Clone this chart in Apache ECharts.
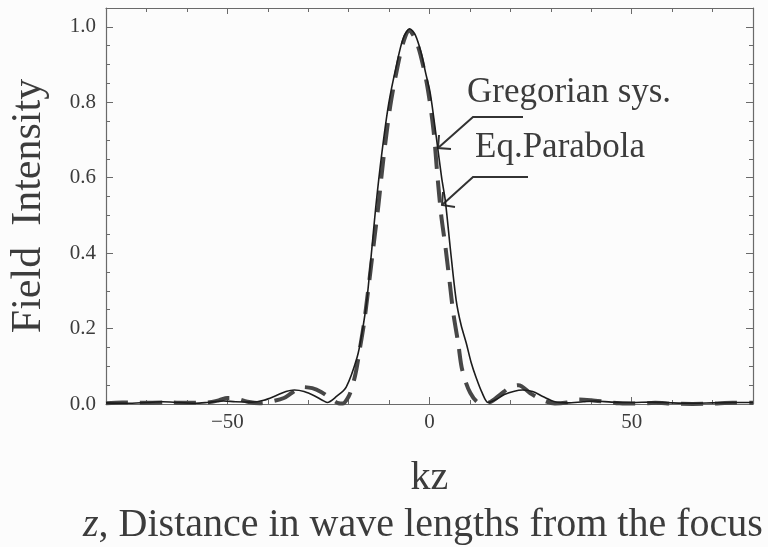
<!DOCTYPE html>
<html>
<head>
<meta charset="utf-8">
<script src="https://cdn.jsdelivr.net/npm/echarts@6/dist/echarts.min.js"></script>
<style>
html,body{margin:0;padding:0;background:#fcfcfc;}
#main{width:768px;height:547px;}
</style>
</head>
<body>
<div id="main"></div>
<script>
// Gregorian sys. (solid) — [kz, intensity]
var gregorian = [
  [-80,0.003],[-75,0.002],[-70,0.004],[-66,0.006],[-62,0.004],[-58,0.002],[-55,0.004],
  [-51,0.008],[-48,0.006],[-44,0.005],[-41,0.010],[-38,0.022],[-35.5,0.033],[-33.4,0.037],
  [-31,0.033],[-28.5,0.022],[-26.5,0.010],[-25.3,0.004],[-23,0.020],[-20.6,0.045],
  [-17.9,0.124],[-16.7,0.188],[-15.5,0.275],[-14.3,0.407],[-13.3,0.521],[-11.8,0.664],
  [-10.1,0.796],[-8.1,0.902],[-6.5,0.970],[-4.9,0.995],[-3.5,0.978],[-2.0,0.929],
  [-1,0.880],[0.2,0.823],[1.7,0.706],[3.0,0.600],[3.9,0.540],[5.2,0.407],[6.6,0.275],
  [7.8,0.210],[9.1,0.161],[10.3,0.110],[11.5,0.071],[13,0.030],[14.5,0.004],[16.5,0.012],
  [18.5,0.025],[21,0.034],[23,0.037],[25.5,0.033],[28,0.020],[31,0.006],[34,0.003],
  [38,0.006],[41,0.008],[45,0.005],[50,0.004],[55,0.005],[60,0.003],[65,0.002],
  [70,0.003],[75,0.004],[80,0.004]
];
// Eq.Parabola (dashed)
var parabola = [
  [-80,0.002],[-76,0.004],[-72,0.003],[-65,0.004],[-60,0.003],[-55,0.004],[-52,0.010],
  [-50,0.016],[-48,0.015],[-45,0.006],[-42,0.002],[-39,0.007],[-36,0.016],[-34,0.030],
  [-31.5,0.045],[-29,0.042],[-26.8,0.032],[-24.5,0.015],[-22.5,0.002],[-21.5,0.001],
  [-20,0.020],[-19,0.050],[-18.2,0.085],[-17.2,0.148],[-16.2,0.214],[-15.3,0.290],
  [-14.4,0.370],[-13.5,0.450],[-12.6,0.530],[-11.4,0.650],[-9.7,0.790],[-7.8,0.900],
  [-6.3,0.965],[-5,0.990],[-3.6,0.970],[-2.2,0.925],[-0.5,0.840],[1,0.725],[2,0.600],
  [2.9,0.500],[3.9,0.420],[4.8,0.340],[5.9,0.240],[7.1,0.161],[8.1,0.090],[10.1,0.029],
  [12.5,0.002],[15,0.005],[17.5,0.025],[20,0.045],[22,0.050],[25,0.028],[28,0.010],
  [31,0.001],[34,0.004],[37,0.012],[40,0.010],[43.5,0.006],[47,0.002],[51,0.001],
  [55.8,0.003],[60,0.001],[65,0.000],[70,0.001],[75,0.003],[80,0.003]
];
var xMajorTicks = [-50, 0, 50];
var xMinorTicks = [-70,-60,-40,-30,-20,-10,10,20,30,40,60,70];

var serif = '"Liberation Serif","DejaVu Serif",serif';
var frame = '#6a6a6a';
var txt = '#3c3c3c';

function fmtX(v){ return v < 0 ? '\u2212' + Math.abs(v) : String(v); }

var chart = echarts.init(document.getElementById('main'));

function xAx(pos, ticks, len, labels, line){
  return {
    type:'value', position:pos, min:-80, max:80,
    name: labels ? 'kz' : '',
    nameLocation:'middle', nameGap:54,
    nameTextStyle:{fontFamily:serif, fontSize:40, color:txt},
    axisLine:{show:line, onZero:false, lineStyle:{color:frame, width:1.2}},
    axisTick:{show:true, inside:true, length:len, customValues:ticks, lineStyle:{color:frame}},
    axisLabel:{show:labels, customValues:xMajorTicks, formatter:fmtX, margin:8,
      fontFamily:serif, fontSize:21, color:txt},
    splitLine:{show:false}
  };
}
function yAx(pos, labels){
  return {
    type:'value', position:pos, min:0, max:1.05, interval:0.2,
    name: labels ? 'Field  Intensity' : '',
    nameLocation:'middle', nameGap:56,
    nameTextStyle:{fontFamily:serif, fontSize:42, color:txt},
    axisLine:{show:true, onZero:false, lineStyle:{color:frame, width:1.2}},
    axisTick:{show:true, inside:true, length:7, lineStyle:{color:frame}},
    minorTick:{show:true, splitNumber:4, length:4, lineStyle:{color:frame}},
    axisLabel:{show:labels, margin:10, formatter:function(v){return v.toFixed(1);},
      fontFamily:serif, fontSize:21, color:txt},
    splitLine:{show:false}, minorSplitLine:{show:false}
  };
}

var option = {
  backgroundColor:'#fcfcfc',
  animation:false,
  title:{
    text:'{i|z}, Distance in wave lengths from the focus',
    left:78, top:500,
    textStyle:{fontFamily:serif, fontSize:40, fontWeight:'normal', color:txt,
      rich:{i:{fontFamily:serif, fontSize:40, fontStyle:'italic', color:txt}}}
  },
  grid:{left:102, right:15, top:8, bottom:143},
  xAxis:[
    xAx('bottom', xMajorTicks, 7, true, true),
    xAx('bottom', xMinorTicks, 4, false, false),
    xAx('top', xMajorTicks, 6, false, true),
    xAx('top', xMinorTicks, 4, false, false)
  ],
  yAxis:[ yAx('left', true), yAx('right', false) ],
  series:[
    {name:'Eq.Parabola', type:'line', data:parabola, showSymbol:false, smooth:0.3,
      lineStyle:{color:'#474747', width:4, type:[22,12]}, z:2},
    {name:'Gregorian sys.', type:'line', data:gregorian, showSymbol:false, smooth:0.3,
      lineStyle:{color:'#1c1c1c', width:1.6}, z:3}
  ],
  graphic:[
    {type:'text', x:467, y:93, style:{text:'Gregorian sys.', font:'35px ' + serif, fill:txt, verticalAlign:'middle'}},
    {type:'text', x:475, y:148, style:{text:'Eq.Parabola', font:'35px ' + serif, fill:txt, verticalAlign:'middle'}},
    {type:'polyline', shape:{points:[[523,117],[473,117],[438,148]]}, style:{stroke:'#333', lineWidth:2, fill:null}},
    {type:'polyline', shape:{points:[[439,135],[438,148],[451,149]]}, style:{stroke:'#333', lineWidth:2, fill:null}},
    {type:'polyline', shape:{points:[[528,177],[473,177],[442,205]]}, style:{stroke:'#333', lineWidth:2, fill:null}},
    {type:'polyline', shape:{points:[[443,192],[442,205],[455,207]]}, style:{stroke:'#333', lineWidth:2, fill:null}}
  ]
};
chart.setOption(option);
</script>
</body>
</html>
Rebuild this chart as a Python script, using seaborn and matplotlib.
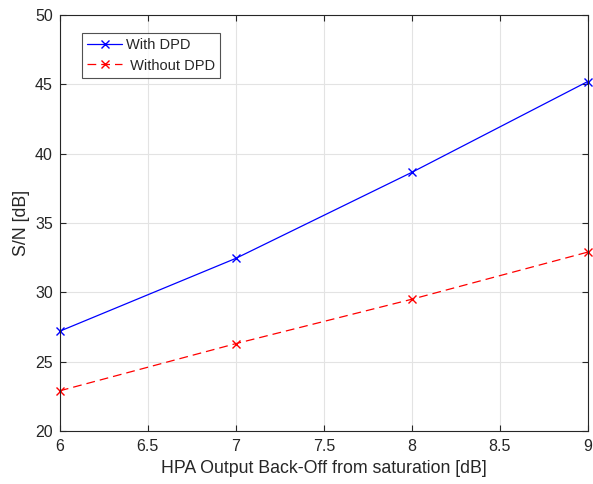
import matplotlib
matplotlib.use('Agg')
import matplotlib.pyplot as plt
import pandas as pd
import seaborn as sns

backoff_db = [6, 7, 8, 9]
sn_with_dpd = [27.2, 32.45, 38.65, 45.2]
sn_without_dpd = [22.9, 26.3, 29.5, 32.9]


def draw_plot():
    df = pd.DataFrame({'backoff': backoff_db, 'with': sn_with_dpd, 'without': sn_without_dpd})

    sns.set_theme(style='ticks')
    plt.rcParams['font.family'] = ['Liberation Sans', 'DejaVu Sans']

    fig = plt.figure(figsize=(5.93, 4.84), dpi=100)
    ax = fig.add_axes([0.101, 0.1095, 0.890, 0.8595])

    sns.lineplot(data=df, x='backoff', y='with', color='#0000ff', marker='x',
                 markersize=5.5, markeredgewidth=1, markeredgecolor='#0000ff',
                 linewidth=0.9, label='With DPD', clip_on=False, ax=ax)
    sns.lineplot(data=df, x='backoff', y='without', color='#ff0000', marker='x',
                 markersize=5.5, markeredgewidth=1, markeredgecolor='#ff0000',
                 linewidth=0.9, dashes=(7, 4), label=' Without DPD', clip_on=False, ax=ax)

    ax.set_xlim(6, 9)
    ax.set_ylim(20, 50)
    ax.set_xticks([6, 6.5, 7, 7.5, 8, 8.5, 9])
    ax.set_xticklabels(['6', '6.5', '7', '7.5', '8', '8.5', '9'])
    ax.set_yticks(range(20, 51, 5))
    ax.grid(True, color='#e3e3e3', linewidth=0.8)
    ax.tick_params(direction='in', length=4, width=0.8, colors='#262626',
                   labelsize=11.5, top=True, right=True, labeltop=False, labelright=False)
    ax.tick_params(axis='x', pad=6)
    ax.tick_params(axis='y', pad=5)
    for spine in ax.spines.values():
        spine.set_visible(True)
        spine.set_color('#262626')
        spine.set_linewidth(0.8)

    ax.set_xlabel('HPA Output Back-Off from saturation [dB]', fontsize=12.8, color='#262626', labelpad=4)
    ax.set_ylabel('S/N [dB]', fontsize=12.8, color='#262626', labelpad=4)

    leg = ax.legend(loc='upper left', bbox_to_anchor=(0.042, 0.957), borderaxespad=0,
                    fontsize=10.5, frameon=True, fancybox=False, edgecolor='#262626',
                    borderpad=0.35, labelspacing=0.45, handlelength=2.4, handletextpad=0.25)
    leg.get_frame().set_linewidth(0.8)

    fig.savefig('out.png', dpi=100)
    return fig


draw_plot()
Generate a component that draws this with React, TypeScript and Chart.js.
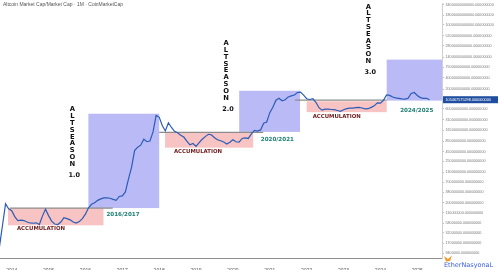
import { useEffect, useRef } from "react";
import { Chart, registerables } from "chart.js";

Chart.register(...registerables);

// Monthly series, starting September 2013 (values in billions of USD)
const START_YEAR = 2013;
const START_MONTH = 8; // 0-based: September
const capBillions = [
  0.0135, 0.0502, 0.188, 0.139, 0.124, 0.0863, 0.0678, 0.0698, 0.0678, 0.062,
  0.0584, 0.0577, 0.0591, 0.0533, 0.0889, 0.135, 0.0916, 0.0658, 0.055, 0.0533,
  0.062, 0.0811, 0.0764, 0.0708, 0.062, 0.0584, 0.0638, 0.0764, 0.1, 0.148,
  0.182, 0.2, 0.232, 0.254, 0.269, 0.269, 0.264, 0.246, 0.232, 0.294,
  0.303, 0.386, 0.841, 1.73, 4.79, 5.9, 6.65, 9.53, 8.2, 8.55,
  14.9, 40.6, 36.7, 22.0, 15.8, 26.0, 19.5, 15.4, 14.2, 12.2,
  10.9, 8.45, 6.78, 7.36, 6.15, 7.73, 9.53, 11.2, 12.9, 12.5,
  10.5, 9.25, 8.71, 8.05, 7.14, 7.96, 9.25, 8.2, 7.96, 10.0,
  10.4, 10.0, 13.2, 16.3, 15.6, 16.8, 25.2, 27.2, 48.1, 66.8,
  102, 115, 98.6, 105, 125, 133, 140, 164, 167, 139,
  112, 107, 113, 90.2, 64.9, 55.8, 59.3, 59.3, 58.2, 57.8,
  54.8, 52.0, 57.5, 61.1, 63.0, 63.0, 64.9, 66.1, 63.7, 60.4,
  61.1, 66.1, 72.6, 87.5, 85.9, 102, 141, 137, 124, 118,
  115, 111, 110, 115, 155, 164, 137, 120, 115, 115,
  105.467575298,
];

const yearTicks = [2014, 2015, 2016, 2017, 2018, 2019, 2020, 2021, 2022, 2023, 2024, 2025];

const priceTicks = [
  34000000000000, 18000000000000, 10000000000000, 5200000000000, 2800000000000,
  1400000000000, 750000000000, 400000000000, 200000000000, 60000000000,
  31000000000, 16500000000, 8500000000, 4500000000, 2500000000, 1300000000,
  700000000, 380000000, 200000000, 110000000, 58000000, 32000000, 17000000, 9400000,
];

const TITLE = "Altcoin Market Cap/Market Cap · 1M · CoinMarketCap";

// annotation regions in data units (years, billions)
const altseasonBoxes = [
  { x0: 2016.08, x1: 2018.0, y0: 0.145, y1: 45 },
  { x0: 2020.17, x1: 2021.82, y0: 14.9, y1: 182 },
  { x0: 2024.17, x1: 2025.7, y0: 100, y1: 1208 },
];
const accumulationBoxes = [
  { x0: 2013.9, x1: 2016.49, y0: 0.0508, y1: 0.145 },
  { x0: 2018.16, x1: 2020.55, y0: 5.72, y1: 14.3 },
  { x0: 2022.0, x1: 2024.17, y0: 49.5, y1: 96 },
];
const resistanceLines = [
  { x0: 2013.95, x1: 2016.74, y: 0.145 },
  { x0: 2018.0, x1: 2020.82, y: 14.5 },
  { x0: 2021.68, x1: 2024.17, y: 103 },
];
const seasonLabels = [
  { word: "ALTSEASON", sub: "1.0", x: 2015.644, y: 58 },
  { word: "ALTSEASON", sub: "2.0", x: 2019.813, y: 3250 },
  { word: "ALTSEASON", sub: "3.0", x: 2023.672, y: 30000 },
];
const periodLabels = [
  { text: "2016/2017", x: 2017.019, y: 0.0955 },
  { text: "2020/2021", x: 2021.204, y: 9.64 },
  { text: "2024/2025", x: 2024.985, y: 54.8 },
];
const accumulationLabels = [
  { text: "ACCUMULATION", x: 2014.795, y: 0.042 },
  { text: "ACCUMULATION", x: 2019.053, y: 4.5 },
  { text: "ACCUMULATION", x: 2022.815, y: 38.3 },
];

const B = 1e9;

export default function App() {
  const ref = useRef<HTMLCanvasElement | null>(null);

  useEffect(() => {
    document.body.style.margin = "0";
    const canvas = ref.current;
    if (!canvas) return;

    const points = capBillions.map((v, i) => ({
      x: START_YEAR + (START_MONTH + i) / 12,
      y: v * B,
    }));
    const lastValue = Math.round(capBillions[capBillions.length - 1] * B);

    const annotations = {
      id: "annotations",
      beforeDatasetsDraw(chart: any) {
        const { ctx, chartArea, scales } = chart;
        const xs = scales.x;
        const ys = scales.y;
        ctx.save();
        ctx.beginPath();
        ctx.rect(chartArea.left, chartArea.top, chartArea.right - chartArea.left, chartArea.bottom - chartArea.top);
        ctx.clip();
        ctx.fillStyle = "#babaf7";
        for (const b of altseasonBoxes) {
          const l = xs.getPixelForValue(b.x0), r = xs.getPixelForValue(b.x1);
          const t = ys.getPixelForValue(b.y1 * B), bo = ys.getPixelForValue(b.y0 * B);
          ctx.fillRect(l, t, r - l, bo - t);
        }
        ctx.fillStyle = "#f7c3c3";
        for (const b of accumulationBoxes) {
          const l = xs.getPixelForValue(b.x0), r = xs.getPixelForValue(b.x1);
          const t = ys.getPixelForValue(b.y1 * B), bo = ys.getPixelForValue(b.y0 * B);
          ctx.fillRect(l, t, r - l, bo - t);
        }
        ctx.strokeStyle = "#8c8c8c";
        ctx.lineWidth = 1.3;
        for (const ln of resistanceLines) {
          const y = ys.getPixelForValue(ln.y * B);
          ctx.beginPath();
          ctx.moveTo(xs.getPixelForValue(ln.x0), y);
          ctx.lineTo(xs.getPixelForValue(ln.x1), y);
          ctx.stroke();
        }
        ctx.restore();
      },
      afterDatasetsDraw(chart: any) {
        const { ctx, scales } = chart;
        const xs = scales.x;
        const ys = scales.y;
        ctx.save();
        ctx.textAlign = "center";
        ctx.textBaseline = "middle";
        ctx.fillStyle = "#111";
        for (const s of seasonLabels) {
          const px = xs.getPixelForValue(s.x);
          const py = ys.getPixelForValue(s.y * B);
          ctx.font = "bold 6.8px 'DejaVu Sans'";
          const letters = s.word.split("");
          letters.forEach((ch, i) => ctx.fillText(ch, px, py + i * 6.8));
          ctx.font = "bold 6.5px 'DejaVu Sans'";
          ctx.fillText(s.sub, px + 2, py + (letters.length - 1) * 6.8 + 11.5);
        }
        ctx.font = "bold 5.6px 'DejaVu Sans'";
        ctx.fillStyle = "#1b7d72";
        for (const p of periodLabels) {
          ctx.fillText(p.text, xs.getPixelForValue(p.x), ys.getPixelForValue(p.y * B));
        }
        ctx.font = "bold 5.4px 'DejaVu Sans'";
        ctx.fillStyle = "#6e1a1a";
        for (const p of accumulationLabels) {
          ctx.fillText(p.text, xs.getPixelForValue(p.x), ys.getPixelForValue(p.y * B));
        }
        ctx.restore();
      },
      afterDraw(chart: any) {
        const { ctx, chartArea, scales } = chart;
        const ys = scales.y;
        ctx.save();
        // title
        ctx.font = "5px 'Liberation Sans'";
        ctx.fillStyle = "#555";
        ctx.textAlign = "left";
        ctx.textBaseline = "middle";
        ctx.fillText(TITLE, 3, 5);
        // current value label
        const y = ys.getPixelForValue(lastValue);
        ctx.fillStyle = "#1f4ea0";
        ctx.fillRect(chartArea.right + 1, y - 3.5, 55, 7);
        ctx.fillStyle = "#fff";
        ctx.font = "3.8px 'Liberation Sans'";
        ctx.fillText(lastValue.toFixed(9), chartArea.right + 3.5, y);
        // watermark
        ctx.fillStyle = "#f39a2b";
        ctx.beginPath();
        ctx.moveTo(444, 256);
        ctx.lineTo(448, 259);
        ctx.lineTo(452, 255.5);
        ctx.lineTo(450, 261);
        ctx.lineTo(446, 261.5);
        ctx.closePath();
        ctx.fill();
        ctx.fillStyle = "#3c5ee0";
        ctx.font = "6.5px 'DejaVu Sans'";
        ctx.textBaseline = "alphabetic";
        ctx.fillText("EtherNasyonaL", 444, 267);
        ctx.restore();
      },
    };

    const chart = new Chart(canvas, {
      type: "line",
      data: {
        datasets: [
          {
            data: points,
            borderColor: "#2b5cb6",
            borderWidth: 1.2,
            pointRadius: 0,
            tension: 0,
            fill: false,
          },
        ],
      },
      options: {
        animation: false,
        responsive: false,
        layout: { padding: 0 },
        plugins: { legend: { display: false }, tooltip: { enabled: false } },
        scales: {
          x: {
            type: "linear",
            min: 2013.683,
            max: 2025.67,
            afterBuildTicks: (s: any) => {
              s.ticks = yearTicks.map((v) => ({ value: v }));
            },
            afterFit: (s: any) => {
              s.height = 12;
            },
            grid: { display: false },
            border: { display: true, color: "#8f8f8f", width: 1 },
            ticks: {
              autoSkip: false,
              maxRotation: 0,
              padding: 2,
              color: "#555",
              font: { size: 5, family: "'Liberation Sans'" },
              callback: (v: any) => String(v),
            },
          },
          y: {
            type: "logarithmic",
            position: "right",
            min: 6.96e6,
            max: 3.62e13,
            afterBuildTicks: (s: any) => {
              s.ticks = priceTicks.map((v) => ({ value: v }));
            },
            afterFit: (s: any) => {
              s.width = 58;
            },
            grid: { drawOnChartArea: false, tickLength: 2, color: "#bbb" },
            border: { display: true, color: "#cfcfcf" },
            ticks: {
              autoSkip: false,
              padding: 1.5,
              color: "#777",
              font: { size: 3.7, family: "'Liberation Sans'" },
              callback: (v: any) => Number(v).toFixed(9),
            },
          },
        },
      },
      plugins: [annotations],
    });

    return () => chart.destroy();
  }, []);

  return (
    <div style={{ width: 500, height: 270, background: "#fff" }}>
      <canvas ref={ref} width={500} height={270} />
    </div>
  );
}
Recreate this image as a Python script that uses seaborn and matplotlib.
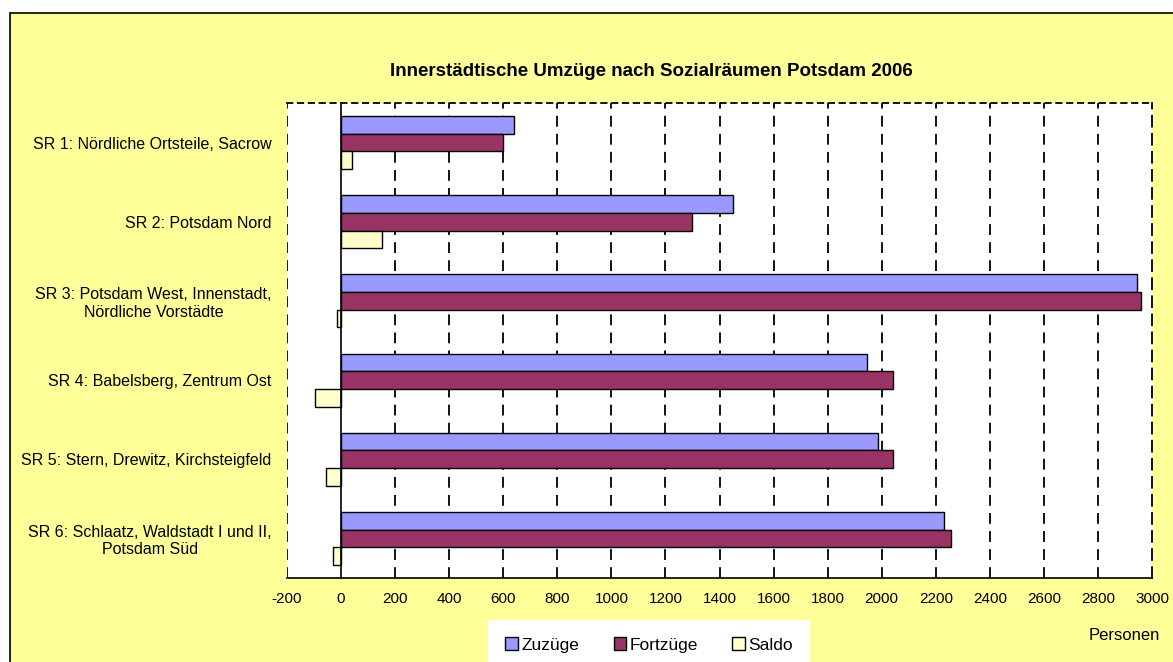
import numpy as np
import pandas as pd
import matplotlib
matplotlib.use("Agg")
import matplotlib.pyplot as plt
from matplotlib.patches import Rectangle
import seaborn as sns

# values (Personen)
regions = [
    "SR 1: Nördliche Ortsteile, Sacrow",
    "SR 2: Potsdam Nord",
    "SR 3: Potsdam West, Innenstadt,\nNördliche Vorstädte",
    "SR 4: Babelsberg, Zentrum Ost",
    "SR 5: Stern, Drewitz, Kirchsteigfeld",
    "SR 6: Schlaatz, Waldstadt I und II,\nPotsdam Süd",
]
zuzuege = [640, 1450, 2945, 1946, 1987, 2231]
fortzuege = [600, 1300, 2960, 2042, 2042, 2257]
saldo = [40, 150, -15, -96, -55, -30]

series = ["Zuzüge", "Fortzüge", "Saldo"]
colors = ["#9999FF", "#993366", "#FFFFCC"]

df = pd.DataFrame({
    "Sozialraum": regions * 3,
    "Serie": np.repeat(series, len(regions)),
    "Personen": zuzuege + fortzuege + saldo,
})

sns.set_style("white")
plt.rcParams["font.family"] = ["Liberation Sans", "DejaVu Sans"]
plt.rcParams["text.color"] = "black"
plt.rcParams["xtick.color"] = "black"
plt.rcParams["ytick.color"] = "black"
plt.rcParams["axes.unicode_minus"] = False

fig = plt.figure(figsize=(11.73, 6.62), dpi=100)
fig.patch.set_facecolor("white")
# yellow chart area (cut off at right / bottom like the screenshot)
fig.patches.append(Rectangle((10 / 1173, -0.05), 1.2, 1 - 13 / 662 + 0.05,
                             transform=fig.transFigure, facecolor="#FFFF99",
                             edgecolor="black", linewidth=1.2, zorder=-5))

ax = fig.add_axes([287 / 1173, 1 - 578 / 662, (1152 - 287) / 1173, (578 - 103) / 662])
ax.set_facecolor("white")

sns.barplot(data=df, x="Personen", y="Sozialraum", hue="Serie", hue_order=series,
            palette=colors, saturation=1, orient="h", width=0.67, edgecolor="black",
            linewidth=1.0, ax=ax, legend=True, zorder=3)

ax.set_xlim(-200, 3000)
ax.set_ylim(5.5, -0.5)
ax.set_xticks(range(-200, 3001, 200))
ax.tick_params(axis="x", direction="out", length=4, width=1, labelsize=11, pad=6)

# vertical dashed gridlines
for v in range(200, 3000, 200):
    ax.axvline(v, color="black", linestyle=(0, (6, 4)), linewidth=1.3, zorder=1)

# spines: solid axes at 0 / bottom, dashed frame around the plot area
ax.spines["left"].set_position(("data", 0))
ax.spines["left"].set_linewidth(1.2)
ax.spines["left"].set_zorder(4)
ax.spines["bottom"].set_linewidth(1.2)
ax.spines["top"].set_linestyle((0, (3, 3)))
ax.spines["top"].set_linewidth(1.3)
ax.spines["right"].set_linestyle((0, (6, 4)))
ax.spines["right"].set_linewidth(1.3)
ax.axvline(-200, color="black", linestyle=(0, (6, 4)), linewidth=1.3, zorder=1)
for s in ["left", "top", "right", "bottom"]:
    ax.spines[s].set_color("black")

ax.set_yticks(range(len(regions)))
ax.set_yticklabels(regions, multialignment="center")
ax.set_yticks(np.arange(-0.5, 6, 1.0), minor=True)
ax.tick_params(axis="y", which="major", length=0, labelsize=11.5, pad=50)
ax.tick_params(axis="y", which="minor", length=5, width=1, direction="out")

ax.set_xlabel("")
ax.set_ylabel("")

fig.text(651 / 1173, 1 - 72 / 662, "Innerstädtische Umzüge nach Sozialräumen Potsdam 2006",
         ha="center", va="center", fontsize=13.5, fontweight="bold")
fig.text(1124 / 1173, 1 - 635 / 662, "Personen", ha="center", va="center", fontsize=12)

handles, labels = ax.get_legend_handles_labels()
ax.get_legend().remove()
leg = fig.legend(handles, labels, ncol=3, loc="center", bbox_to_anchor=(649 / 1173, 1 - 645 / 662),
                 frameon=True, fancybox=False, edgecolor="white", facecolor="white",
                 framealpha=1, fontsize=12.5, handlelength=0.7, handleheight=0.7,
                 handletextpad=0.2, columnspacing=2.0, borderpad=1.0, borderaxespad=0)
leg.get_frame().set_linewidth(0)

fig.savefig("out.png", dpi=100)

SET PROBLEM:
Everything from the line with "Recreate this image" down to the line with "linewidth=1.0, ax=ax, legend=True, zorder=3)" in the data above should be copied exactly, with both end lines kept and the pictures left out.

OUTPUT FOR THIS TASK:
Recreate this image as a Python script that uses seaborn and matplotlib.
import numpy as np
import pandas as pd
import matplotlib
matplotlib.use("Agg")
import matplotlib.pyplot as plt
from matplotlib.patches import Rectangle
import seaborn as sns

# values (Personen)
regions = [
    "SR 1: Nördliche Ortsteile, Sacrow",
    "SR 2: Potsdam Nord",
    "SR 3: Potsdam West, Innenstadt,\nNördliche Vorstädte",
    "SR 4: Babelsberg, Zentrum Ost",
    "SR 5: Stern, Drewitz, Kirchsteigfeld",
    "SR 6: Schlaatz, Waldstadt I und II,\nPotsdam Süd",
]
zuzuege = [640, 1450, 2945, 1946, 1987, 2231]
fortzuege = [600, 1300, 2960, 2042, 2042, 2257]
saldo = [40, 150, -15, -96, -55, -30]

series = ["Zuzüge", "Fortzüge", "Saldo"]
colors = ["#9999FF", "#993366", "#FFFFCC"]

df = pd.DataFrame({
    "Sozialraum": regions * 3,
    "Serie": np.repeat(series, len(regions)),
    "Personen": zuzuege + fortzuege + saldo,
})

sns.set_style("white")
plt.rcParams["font.family"] = ["Liberation Sans", "DejaVu Sans"]
plt.rcParams["text.color"] = "black"
plt.rcParams["xtick.color"] = "black"
plt.rcParams["ytick.color"] = "black"
plt.rcParams["axes.unicode_minus"] = False

fig = plt.figure(figsize=(11.73, 6.62), dpi=100)
fig.patch.set_facecolor("white")
# yellow chart area (cut off at right / bottom like the screenshot)
fig.patches.append(Rectangle((10 / 1173, -0.05), 1.2, 1 - 13 / 662 + 0.05,
                             transform=fig.transFigure, facecolor="#FFFF99",
                             edgecolor="black", linewidth=1.2, zorder=-5))

ax = fig.add_axes([287 / 1173, 1 - 578 / 662, (1152 - 287) / 1173, (578 - 103) / 662])
ax.set_facecolor("white")

sns.barplot(data=df, x="Personen", y="Sozialraum", hue="Serie", hue_order=series,
            palette=colors, saturation=1, orient="h", width=0.67, edgecolor="black",
            linewidth=1.0, ax=ax, legend=True, zorder=3)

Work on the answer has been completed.